Tupper was trained as a military artist but his seascapes and the street scenes of old Nassau town show that he also painted for the sheer pleasure of it, rendering to a rare perfection the island's brief sunset glows and distinctive cloud structures.
Several well known landmarks are visible, including the spire of St Matthew's Anglican church on Shirley St and the tower of Christ Church Cathedral on George St.
The Lindroths bought the paintings sight unseen (except for viewing photocopies) from a London dealer, through the auspices of June Knight and Brent Malone, of Marlborough Antiques, who discovered the collection and made it available.
Upon seeing the paintings for the first time, Amanda recalled," I was astonished. I called Orjan and we bought them on the spot."
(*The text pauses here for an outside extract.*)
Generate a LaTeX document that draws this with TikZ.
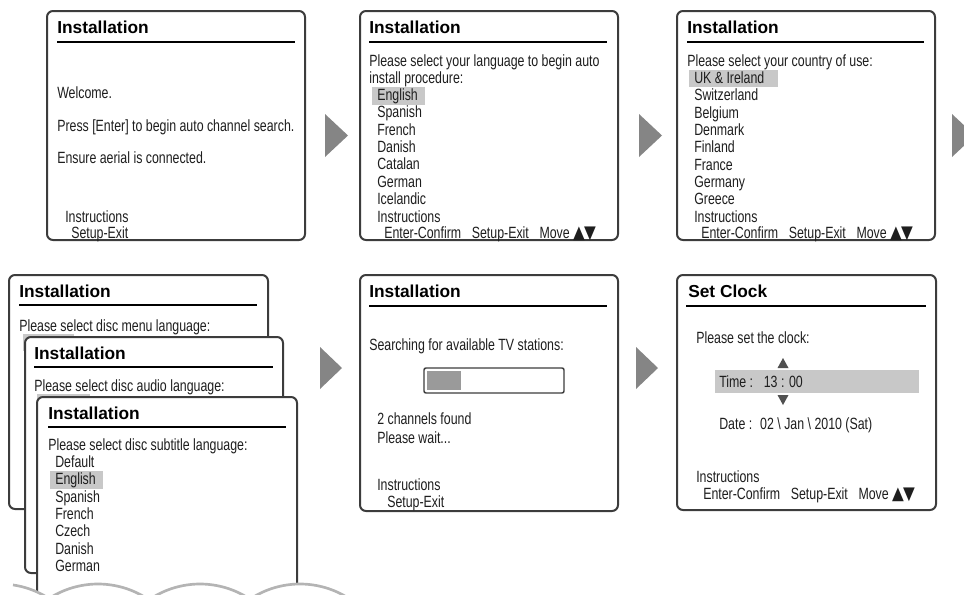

Along with others of Jamaica, Bermuda and Nova Scotia, these images were rediscovered in 1973 in a warehouse in London, where they had languished for 67 years, ever since Tupper died in 1906 at the age of 80. Other paintings from the warehouse are held in the private collection of Fay and Geoffrey Elliott of Bermuda, and in the permanent collection of the Art Gallery of Nova Scotia.
Tupper was a distinguished officer, serving in Gibraltar and India, as well as in the Crimean war, where he was wounded in the famous battle of Inkerman. He was promoted often, ending his career as a Lieutenant General. But it is as an artist that Tupper is remembered today. His paintings are exhibited around the world and trade privately for up to $10,000 apiece.